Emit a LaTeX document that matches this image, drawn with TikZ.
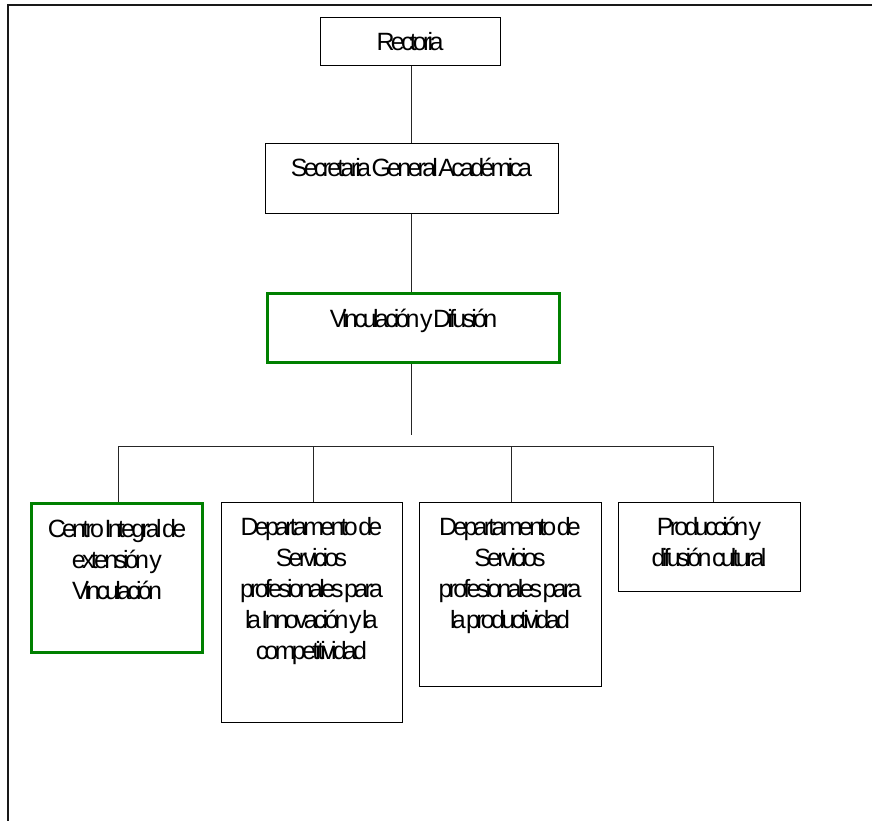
\documentclass[tikz,border=0pt]{standalone}
\usepackage{fontspec}
\newfontfamily\boxfont{Liberation Sans}[LetterSpace=-15]
\newcommand\tightbox{\boxfont\fontsize{25}{31}\selectfont}
% narrow word gap used inside the box labels
\newcommand\gap{\hskip 0.5pt\relax}
\definecolor{framegreen}{RGB}{0,128,0}
\begin{document}
\begin{tikzpicture}[x=1pt,y=-1pt,
  unit/.style={draw=black, line width=1pt, rectangle, inner sep=0pt, fill=white},
  keyunit/.style={draw=framegreen, line width=3pt, rectangle, inner sep=0pt, fill=white},
  lbl/.style={anchor=base, inner sep=0pt, yshift=-34pt, font=\tightbox},
  link/.style={draw=black!85, line width=0.8pt}]
\useasboundingbox (0,0) rectangle (872,820);
% outer page frame, open to the right and bottom
\draw[line width=1.6pt, black!90] (8,830) -- (8,5) -- (880,5);

% boxes
\node[unit, minimum width=180pt, minimum height=48pt] (rect) at (410,41) {};
\node[unit, minimum width=293pt, minimum height=70pt] (sga) at (411.5,178) {};
\node[keyunit, minimum width=292pt, minimum height=69pt] (vyd) at (413.5,328) {};
\node[keyunit, minimum width=171pt, minimum height=149pt] (cie) at (117,578) {};
\node[unit, minimum width=181pt, minimum height=220pt] (dsi) at (311.5,612) {};
\node[unit, minimum width=182pt, minimum height=184pt] (dsp) at (510,594) {};
\node[unit, minimum width=182pt, minimum height=89pt] (pdc) at (709,546.5) {};

% labels
\node[lbl] (rect-t) at (rect.north) {Rectoria};
\node[lbl] (sga-t) at (sga.north) {Secretaria\gap General\gap Académica};
\node[lbl] (vyd-t) at ([yshift=-1.5pt]vyd.north) {Vinculación\gap y\gap Difusión};
\node[lbl] (cie-t) at ([yshift=-1.5pt]cie.north) {\begin{tabular}[t]{@{}c@{}}Centro\gap Integral\gap de\\extensión\gap y\\Vinculación\end{tabular}};
\node[lbl] (dsi-t) at (dsi.north) {\begin{tabular}[t]{@{}c@{}}Departamento\gap de\\Servicios\\profesionales\gap para\\la\gap Innovación\gap y\gap la\\competitividad\end{tabular}};
\node[lbl] (dsp-t) at (dsp.north) {\begin{tabular}[t]{@{}c@{}}Departamento\gap de\\Servicios\\profesionales\gap para\\la\gap productividad\end{tabular}};
\node[lbl] (pdc-t) at (pdc.north) {\begin{tabular}[t]{@{}c@{}}Producción\gap y\\difusión\gap cultural\end{tabular}};

% connectors
\coordinate (stem) at (411,435);
\coordinate (d1) at (118,446);
\coordinate (d2) at (313,446);
\coordinate (d3) at (511,446);
\coordinate (d4) at (713,446);
\draw[link] (rect.south -| 411,0) -- (sga.north -| 411,0);
\draw[link] (sga.south -| 411,0) -- (vyd.north -| 411,0);
\draw[link] (vyd.south -| stem) -- (stem);
\draw[link] (d1) -- (d4);
\draw[link] (d1) -- (d1 |- cie.north);
\draw[link] (d2) -- (d2 |- dsi.north);
\draw[link] (d3) -- (d3 |- dsp.north);
\draw[link] (d4) -- (d4 |- pdc.north);
\end{tikzpicture}
\end{document}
++++
Write the full listing out again with every line unchanged, but include no pictures.

• Exercise response:
Emit a LaTeX document that matches this image, drawn with TikZ.
\documentclass[tikz,border=0pt]{standalone}
\usepackage{fontspec}
\newfontfamily\boxfont{Liberation Sans}[LetterSpace=-15]
\newcommand\tightbox{\boxfont\fontsize{25}{31}\selectfont}
% narrow word gap used inside the box labels
\newcommand\gap{\hskip 0.5pt\relax}
\definecolor{framegreen}{RGB}{0,128,0}
\begin{document}
\begin{tikzpicture}[x=1pt,y=-1pt,
  unit/.style={draw=black, line width=1pt, rectangle, inner sep=0pt, fill=white},
  keyunit/.style={draw=framegreen, line width=3pt, rectangle, inner sep=0pt, fill=white},
  lbl/.style={anchor=base, inner sep=0pt, yshift=-34pt, font=\tightbox},
  link/.style={draw=black!85, line width=0.8pt}]
\useasboundingbox (0,0) rectangle (872,820);
% outer page frame, open to the right and bottom
\draw[line width=1.6pt, black!90] (8,830) -- (8,5) -- (880,5);

% boxes
\node[unit, minimum width=180pt, minimum height=48pt] (rect) at (410,41) {};
\node[unit, minimum width=293pt, minimum height=70pt] (sga) at (411.5,178) {};
\node[keyunit, minimum width=292pt, minimum height=69pt] (vyd) at (413.5,328) {};
\node[keyunit, minimum width=171pt, minimum height=149pt] (cie) at (117,578) {};
\node[unit, minimum width=181pt, minimum height=220pt] (dsi) at (311.5,612) {};
\node[unit, minimum width=182pt, minimum height=184pt] (dsp) at (510,594) {};
\node[unit, minimum width=182pt, minimum height=89pt] (pdc) at (709,546.5) {};

% labels
\node[lbl] (rect-t) at (rect.north) {Rectoria};
\node[lbl] (sga-t) at (sga.north) {Secretaria\gap General\gap Académica};
\node[lbl] (vyd-t) at ([yshift=-1.5pt]vyd.north) {Vinculación\gap y\gap Difusión};
\node[lbl] (cie-t) at ([yshift=-1.5pt]cie.north) {\begin{tabular}[t]{@{}c@{}}Centro\gap Integral\gap de\\extensión\gap y\\Vinculación\end{tabular}};
\node[lbl] (dsi-t) at (dsi.north) {\begin{tabular}[t]{@{}c@{}}Departamento\gap de\\Servicios\\profesionales\gap para\\la\gap Innovación\gap y\gap la\\competitividad\end{tabular}};
\node[lbl] (dsp-t) at (dsp.north) {\begin{tabular}[t]{@{}c@{}}Departamento\gap de\\Servicios\\profesionales\gap para\\la\gap productividad\end{tabular}};
\node[lbl] (pdc-t) at (pdc.north) {\begin{tabular}[t]{@{}c@{}}Producción\gap y\\difusión\gap cultural\end{tabular}};

% connectors
\coordinate (stem) at (411,435);
\coordinate (d1) at (118,446);
\coordinate (d2) at (313,446);
\coordinate (d3) at (511,446);
\coordinate (d4) at (713,446);
\draw[link] (rect.south -| 411,0) -- (sga.north -| 411,0);
\draw[link] (sga.south -| 411,0) -- (vyd.north -| 411,0);
\draw[link] (vyd.south -| stem) -- (stem);
\draw[link] (d1) -- (d4);
\draw[link] (d1) -- (d1 |- cie.north);
\draw[link] (d2) -- (d2 |- dsi.north);
\draw[link] (d3) -- (d3 |- dsp.north);
\draw[link] (d4) -- (d4 |- pdc.north);
\end{tikzpicture}
\end{document}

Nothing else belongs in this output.